Aim: Leave out the pictures and return every entry exactly as it appears.

○ ○ ○ ○ ○ ○ ○

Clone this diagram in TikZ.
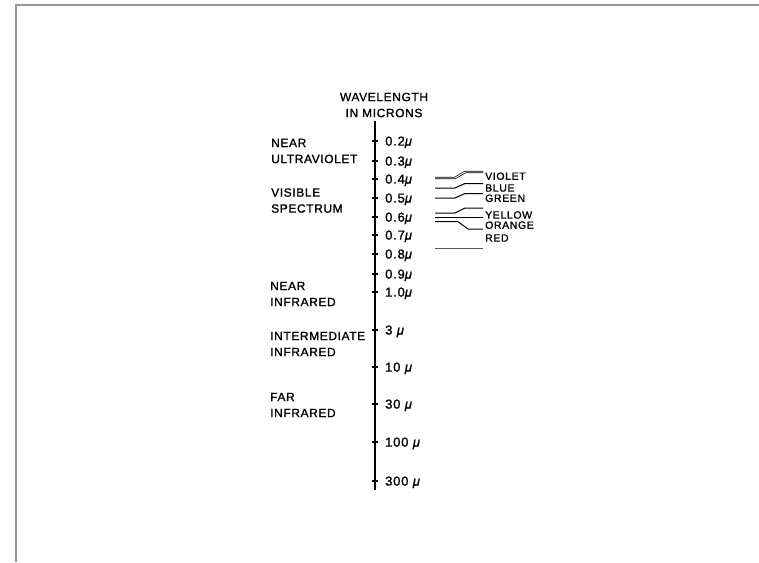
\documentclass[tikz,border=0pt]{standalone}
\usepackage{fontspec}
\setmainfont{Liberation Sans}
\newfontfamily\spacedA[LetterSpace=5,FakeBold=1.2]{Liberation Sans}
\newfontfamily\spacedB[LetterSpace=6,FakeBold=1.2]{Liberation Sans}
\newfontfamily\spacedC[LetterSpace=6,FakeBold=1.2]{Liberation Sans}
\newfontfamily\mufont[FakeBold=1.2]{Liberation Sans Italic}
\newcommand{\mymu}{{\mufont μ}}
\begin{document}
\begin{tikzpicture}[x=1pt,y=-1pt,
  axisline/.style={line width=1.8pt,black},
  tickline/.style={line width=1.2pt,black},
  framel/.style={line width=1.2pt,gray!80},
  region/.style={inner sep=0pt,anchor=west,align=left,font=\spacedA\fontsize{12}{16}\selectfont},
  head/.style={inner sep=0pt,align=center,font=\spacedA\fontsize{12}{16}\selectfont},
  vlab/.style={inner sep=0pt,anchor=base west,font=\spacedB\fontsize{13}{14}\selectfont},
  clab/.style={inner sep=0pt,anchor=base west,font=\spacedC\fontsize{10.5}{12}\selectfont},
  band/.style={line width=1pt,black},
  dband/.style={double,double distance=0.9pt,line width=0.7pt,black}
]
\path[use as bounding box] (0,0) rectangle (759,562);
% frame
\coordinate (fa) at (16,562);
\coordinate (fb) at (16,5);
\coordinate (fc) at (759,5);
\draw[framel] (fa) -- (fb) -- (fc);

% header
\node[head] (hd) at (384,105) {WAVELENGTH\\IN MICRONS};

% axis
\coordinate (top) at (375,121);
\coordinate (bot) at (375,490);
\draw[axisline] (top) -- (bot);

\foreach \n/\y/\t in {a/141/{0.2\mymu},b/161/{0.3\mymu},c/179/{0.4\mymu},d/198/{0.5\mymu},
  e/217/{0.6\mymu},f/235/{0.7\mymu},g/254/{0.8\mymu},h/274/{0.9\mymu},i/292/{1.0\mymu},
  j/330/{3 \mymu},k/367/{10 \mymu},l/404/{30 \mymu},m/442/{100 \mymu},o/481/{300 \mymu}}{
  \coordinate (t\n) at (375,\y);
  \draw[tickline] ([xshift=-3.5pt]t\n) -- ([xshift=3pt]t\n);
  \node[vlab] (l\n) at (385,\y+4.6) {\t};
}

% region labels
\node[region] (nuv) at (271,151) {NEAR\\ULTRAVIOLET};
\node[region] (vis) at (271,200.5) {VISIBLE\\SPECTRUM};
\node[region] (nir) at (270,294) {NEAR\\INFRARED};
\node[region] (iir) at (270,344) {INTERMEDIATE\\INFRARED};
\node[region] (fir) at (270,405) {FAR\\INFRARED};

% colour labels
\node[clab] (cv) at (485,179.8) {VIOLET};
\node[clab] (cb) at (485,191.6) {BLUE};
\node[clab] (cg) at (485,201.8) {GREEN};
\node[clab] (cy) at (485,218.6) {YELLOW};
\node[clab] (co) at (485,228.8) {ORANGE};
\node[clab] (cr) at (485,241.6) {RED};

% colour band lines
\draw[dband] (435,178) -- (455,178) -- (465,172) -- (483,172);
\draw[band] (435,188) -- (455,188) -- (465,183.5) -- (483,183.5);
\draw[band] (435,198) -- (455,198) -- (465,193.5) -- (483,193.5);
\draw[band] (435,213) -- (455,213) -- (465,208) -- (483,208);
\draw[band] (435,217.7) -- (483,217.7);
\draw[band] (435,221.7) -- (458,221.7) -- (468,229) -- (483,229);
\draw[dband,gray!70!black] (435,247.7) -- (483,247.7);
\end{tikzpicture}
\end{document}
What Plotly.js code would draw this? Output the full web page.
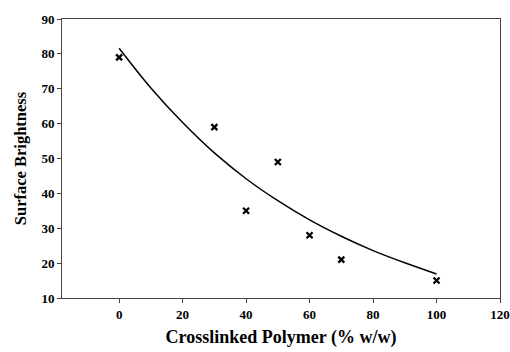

○ ○ ○ ○ ○ ○ ○

Complete response:
Clone this diagram in TikZ.
\documentclass[tikz,border=0pt]{standalone}
\usepackage{fontspec}
\setmainfont{Liberation Sans}
\newfontfamily\spacedA[LetterSpace=5,FakeBold=1.2]{Liberation Sans}
\newfontfamily\spacedB[LetterSpace=6,FakeBold=1.2]{Liberation Sans}
\newfontfamily\spacedC[LetterSpace=6,FakeBold=1.2]{Liberation Sans}
\newfontfamily\mufont[FakeBold=1.2]{Liberation Sans Italic}
\newcommand{\mymu}{{\mufont μ}}
\begin{document}
\begin{tikzpicture}[x=1pt,y=-1pt,
  axisline/.style={line width=1.8pt,black},
  tickline/.style={line width=1.2pt,black},
  framel/.style={line width=1.2pt,gray!80},
  region/.style={inner sep=0pt,anchor=west,align=left,font=\spacedA\fontsize{12}{16}\selectfont},
  head/.style={inner sep=0pt,align=center,font=\spacedA\fontsize{12}{16}\selectfont},
  vlab/.style={inner sep=0pt,anchor=base west,font=\spacedB\fontsize{13}{14}\selectfont},
  clab/.style={inner sep=0pt,anchor=base west,font=\spacedC\fontsize{10.5}{12}\selectfont},
  band/.style={line width=1pt,black},
  dband/.style={double,double distance=0.9pt,line width=0.7pt,black}
]
\path[use as bounding box] (0,0) rectangle (759,562);
% frame
\coordinate (fa) at (16,562);
\coordinate (fb) at (16,5);
\coordinate (fc) at (759,5);
\draw[framel] (fa) -- (fb) -- (fc);

% header
\node[head] (hd) at (384,105) {WAVELENGTH\\IN MICRONS};

% axis
\coordinate (top) at (375,121);
\coordinate (bot) at (375,490);
\draw[axisline] (top) -- (bot);

\foreach \n/\y/\t in {a/141/{0.2\mymu},b/161/{0.3\mymu},c/179/{0.4\mymu},d/198/{0.5\mymu},
  e/217/{0.6\mymu},f/235/{0.7\mymu},g/254/{0.8\mymu},h/274/{0.9\mymu},i/292/{1.0\mymu},
  j/330/{3 \mymu},k/367/{10 \mymu},l/404/{30 \mymu},m/442/{100 \mymu},o/481/{300 \mymu}}{
  \coordinate (t\n) at (375,\y);
  \draw[tickline] ([xshift=-3.5pt]t\n) -- ([xshift=3pt]t\n);
  \node[vlab] (l\n) at (385,\y+4.6) {\t};
}

% region labels
\node[region] (nuv) at (271,151) {NEAR\\ULTRAVIOLET};
\node[region] (vis) at (271,200.5) {VISIBLE\\SPECTRUM};
\node[region] (nir) at (270,294) {NEAR\\INFRARED};
\node[region] (iir) at (270,344) {INTERMEDIATE\\INFRARED};
\node[region] (fir) at (270,405) {FAR\\INFRARED};

% colour labels
\node[clab] (cv) at (485,179.8) {VIOLET};
\node[clab] (cb) at (485,191.6) {BLUE};
\node[clab] (cg) at (485,201.8) {GREEN};
\node[clab] (cy) at (485,218.6) {YELLOW};
\node[clab] (co) at (485,228.8) {ORANGE};
\node[clab] (cr) at (485,241.6) {RED};

% colour band lines
\draw[dband] (435,178) -- (455,178) -- (465,172) -- (483,172);
\draw[band] (435,188) -- (455,188) -- (465,183.5) -- (483,183.5);
\draw[band] (435,198) -- (455,198) -- (465,193.5) -- (483,193.5);
\draw[band] (435,213) -- (455,213) -- (465,208) -- (483,208);
\draw[band] (435,217.7) -- (483,217.7);
\draw[band] (435,221.7) -- (458,221.7) -- (468,229) -- (483,229);
\draw[dband,gray!70!black] (435,247.7) -- (483,247.7);
\end{tikzpicture}
\end{document}
What Plotly.js code would draw this? Output the full web page.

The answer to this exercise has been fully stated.